The State is not an insurer of the conditions of the highways under its control but does have a duty to the public to use reasonable care in maintaining its roadways in order that defective and dangerous conditions, likely to injure persons lawfully on the highways, shall not exist. (Hanawell v. State (1995), 47 Ill. Ct. Cl. 270, 274; Jacobs v. State (1996), 49 Ill. Ct. Cl. 16, 21.) To prevail, the Claimant must prove by a preponderance of the evidence that the State breached its duty and the breach was the proximate cause of the damage incurred by it. Claimant must establish that the State had actual or constructive knowledge of the alleged defect in the roadway where the accident occurred. (Jacobs at 22.) In denying relief to the claimant in Jacobs, the Court found the evidence was insufficient to establish that a defect in the roadway was the proximate cause of the accident. Id. at 22-3.

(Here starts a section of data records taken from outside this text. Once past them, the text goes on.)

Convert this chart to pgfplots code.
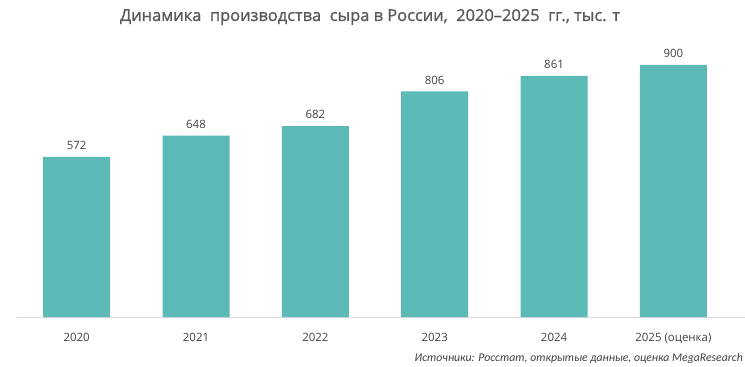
\documentclass[border=0pt]{standalone}
\usepackage{pgfplots}
\pgfplotsset{compat=1.18}
\usepackage{fontspec}
\setmainfont{Open Sans}
\newfontfamily\ttlfont[FakeBold=1.2]{Open Sans}
\newfontfamily\srcfont{Carlito}
\definecolor{bar}{HTML}{5BBAB5}
\definecolor{txt}{HTML}{404040}
\definecolor{ttl}{HTML}{595959}
\definecolor{axl}{HTML}{D9D9D9}
\begin{document}
\begin{tikzpicture}[x=1bp,y=1bp]
\begin{axis}[
  at={(17bp,50bp)}, anchor=south west,
  scale only axis, width=728bp, height=280bp,
  xmin=-0.5, xmax=5.6, ymin=0, ymax=1000,
  axis y line=none,
  axis x line*=bottom,
  x axis line style={axl, line width=1pt, -},
  xtick=data,
  xticklabels={2020,2021,2022,2023,2024,{2025 (оценка)}},
  xtick style={draw=none},
  x tick label style={font=\fontsize{11.5}{13}\selectfont, text=txt, yshift=-13bp},
  /pgf/number format/assume math mode=true,
  nodes near coords,
  nodes near coords style={font=\fontsize{11.5}{13}\selectfont, text=txt, anchor=south, yshift=3.5bp},
  clip=false,
]
\addplot[ybar, bar width=67bp, fill=bar, draw=none] coordinates {(0,572) (1,648) (2,682) (3,806) (4,861) (5,900)};
\end{axis}
\node[text=ttl, font=\ttlfont\fontsize{16.5}{19}\selectfont] at (370bp,350bp) {Динамика\ \ производства\ \ сыра в России,\ \ 2020–2025\ \ гг., тыс. т};
\node[text=txt, font=\srcfont\itshape\fontsize{11.8}{13}\selectfont, anchor=east, inner sep=0pt] at (743bp,9bp) {Источники: Росстат, открытые данные, оценка MegaResearch};
\pgfresetboundingbox
\useasboundingbox (0,0) rectangle (745bp,367bp);
\end{tikzpicture}
\end{document}
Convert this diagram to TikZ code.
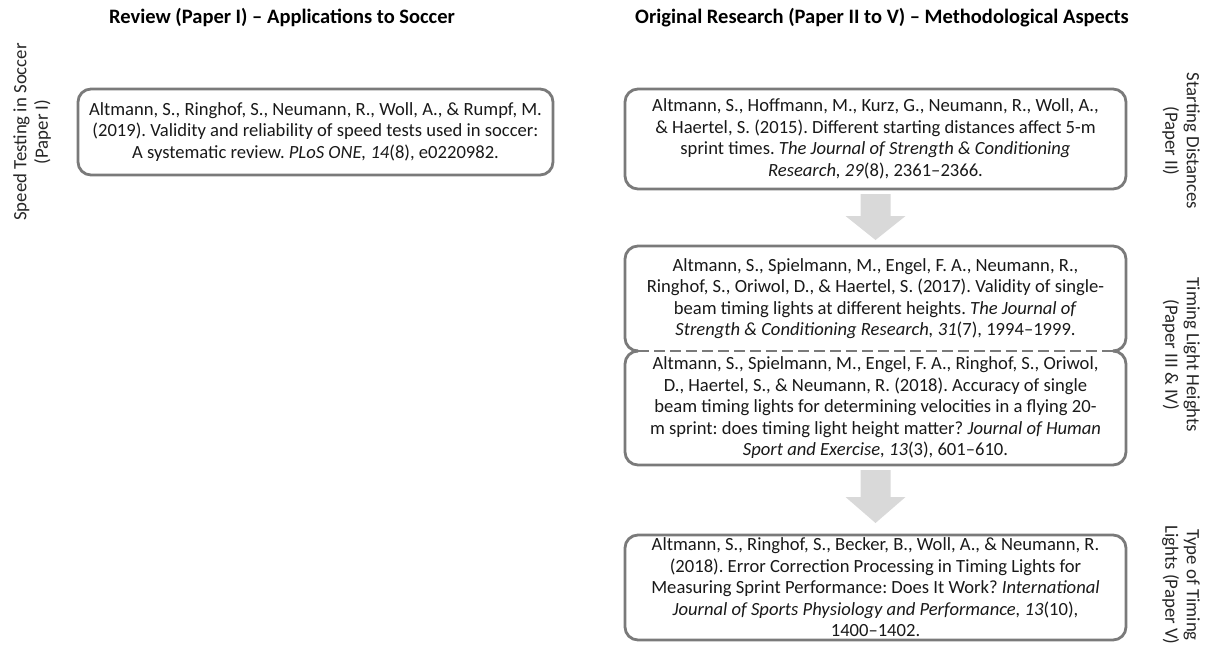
\documentclass[tikz,border=0pt]{standalone}
\usepackage{fontspec}
\setmainfont{Carlito}
\usetikzlibrary{calc}

\begin{document}
\frenchspacing
\begin{tikzpicture}[x=1pt, y=-1pt,
  every node/.style={inner sep=0pt, outer sep=0pt},
  body/.style={font=\fontsize{18.6}{21.5}\selectfont, align=center,
    minimum width=501pt, text=black!90},
  refbox/.style={body, draw=black!52, line width=2.8pt, rounded corners=13pt},
  boxline/.style={draw=black!52, line width=2.8pt},
  headline/.style={font=\fontsize{20.5}{24}\selectfont\bfseries, text=black},
  sidelabel/.style={font=\fontsize{18.8}{21.5}\selectfont, align=center, text=black!85},
  blockarrow/.style={fill=black!15, draw=none}
]
\useasboundingbox (0,0) rectangle (1207,646);

% column headings
\node[headline] (hleft) at (282,18) {Review (Paper I) -- Applications to Soccer};
\node[headline] (hright) at (882,18) {Original Research (Paper II to V) -- Methodological Aspects};

% review paper
\node[refbox, minimum width=475pt, minimum height=86pt] (rev) at (315.5,132)
  {Altmann, S., Ringhof, S., Neumann, R., Woll, A., \& Rumpf, M.\\
   (2019). Validity and reliability of speed tests used in soccer:\\
   A systematic review. \textit{PLoS ONE, 14}(8), e0220982.};
\node[sidelabel, rotate=90] (lrev) at (32,132) {Speed Testing in Soccer\\(Paper I)};

% paper II
\node[refbox, minimum height=100pt] (p2) at (875.5,139)
  {Altmann, S., Hoffmann, M., Kurz, G., Neumann, R., Woll, A.,\\
   \& Haertel, S. (2015). Different starting distances affect 5-m\\
   sprint times. \textit{The Journal of Strength \& Conditioning}\\
   \textit{Research, 29}(8), 2361--2366.};
\node[sidelabel, rotate=-90] (lp2) at (1181,141) {Starting Distances\\(Paper II)};

% papers III and IV share one split box
\node[body, minimum height=105pt] (p3) at (875.5,298.5)
  {Altmann, S., Spielmann, M., Engel, F. A., Neumann, R.,\\
   Ringhof, S., Oriwol, D., \& Haertel, S. (2017). Validity of single-\\
   beam timing lights at different heights. \textit{The Journal of}\\
   \textit{Strength \& Conditioning Research, 31}(7), 1994--1999.};
\node[body, minimum height=114pt, anchor=north] (p4) at (p3.south)
  {Altmann, S., Spielmann, M., Engel, F. A., Ringhof, S., Oriwol,\\
   D., Haertel, S., \& Neumann, R. (2018). Accuracy of single\\
   beam timing lights for determining velocities in a flying 20-\\
   m sprint: does timing light height matter? \textit{Journal of Human}\\
   \textit{Sport and Exercise, 13}(3), 601--610.};
\draw[boxline, rounded corners=13pt]
  ([xshift=13pt]p3.south west) -- (p3.south west) -- (p3.north west)
  -- (p3.north east) -- (p3.south east) -- ([xshift=-13pt]p3.south east);
\draw[boxline, rounded corners=13pt]
  ([xshift=13pt]p4.north west) -- (p4.north west) -- (p4.south west)
  -- (p4.south east) -- (p4.north east) -- ([xshift=-13pt]p4.north east);
\draw[boxline, dash pattern=on 11pt off 5pt]
  ([xshift=13pt]p3.south west) -- ([xshift=-13pt]p3.south east);
\node[sidelabel, rotate=-90] (lp3) at (1181,355) {Timing Light Heights\\(Paper III \& IV)};

% paper V
\node[refbox, minimum height=105pt] (p5) at (875.5,587.5)
  {Altmann, S., Ringhof, S., Becker, B., Woll, A., \& Neumann, R.\\
   (2018). Error Correction Processing in Timing Lights for\\
   Measuring Sprint Performance: Does It Work? \textit{International}\\
   \textit{Journal of Sports Physiology and Performance, 13}(10),\\
   1400--1402.};
\node[sidelabel, rotate=-90] (lp5) at (1181,585) {Type of Timing\\Lights (Paper V)};

% block arrows between the boxes
\fill[blockarrow]
  ($(p2.south)+(-15,5)$) -- ($(p2.south)+(15,5)$)
  -- ($(p3.north)+(15,-30)$) -- ($(p3.north)+(30,-30)$)
  -- ($(p3.north)+(0,-6)$)
  -- ($(p3.north)+(-30,-30)$) -- ($(p3.north)+(-15,-30)$) -- cycle;
\fill[blockarrow]
  ($(p4.south)+(-15,5)$) -- ($(p4.south)+(15,5)$)
  -- ($(p5.north)+(15,-38)$) -- ($(p5.north)+(30,-38)$)
  -- ($(p5.north)+(0,-12)$)
  -- ($(p5.north)+(-30,-38)$) -- ($(p5.north)+(-15,-38)$) -- cycle;
\end{tikzpicture}
\end{document}
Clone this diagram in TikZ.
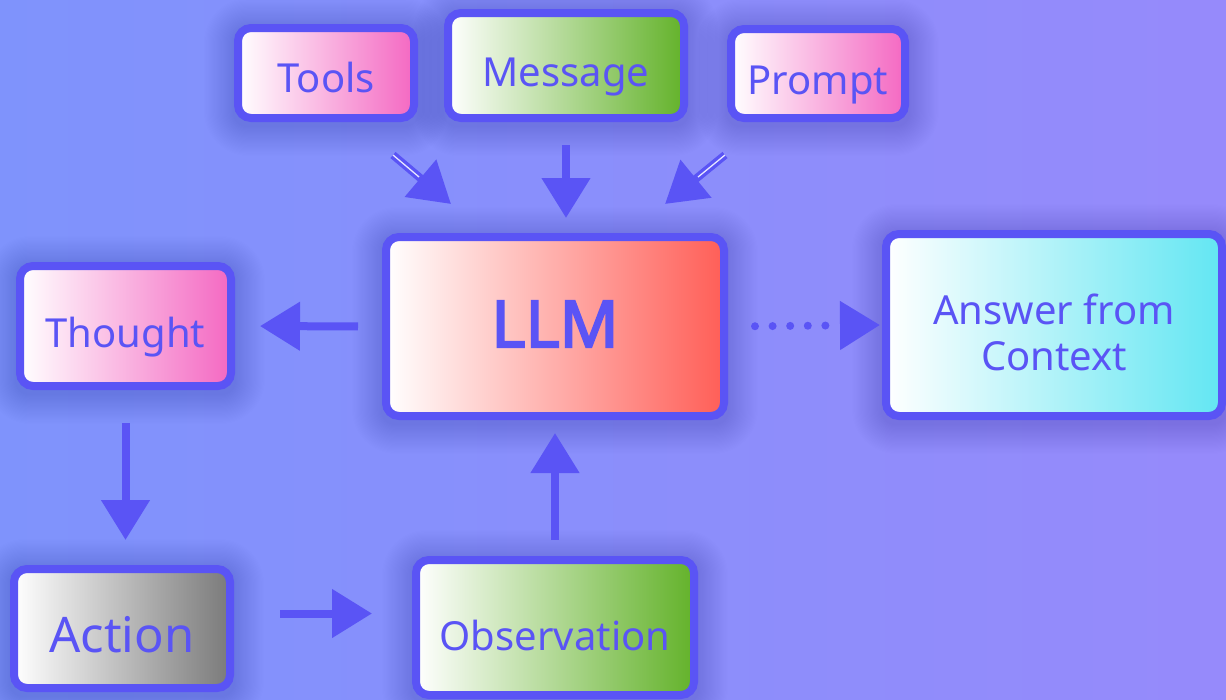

In Hanawell, the Claimant alleged that she hit a piece of concrete, eight to nine inches in length and about four *230inches wide and thick, in the roadway causing her to crash her motorcycle. The Court accepted the premise that the piece of concrete caused Claimants accident, however, the Court determined that there was no actual or constructive notice to the State (Id. at 276). The Hanawell court examined other cases involving debris on the highway and noted that when the evidence does not indicate the length of time the debris was upon the roadway, the State could not be charged with constructive notice. See, Wagner v. State (1978), 32 Ill. Ct. Cl. 50; Baker v. State (1989), 42 Ill. Ct. Cl. 110.

In Commercial Union Insurance Co. v. State (1995), 47 Ill. Ct. Cl. 301, the court stated that:

“The test to establish constructive notice is ‘where a condition by its evident nature, duration and potential for harm should necessarily have come to the attention of the State, so that the State should have made repairs.' [citing Scroggins v. State (1991), 43 Ill. Ct. Cl. 225.]”

The driver of a vehicle in Commercial Union struck a concrete slab, approximately 15 inches wide, eight to ten inches long and four to six inches deep, and destroyed the undercarriage of the vehicle. The court denied an award, finding that the condition did not establish constructive notice. Evidence was presented in the case, as was in Hanawell and Scroggins, that the State regularly patrolled the areas in question.

In the case at bar, Ms. Tuthill testified that for a period of seven months she traveled the same route three times a week and noticed the median deteriorating. She saw cracks and little concrete chunks. She was concerned about potential damage to her vehicle therefore she reported the condition of the median, six days before the accident, to an entity she believed to be the State Police. Although she did not describe the size of the chunk of concrete, she did indicate it was too big for her to move.

*231The State admits having a maintenance obligation for the ramp. The State does not deny a maintenance duty for the care of the median. There is no evidence that the State had actual notice of the defective or dangerous condition. The State has established that its agents were not aware of a sizable chunk of concrete on the roadway at the time of the accident. The State did not present any evidence of its knowledge, or lack thereof, of a deteriorating median. The State did not deny that the median was deteriorating. The State did not deny that the chunk of concrete struck by Ms. Tuthill was from the median.

The State’s agents apparently found the chunk of concrete and indicated it was large enough that it had to be moved with an endloader. There is no evidence of this portion of the highway being inspected by any agents of the State at any time.

Constructive notice is to be determined on a case by case basis. The Court finds that the size of the chunk, the potential harm from a deteriorating concrete median and the fact that Ms. Tuthill watched the median deteriorate for a lengthy period of time are sufficient to establish constructive notice. Respondent has failed to rebut Claimants prima facie evidence that the chunk came from the deteriorating median. The Court finds that the State has breached its duty of care and the breach caused the damage to the vehicle.

Claimant is hereby awarded a total of two thousand seven hundred forty five dollars and eleven cents ($2,745.11).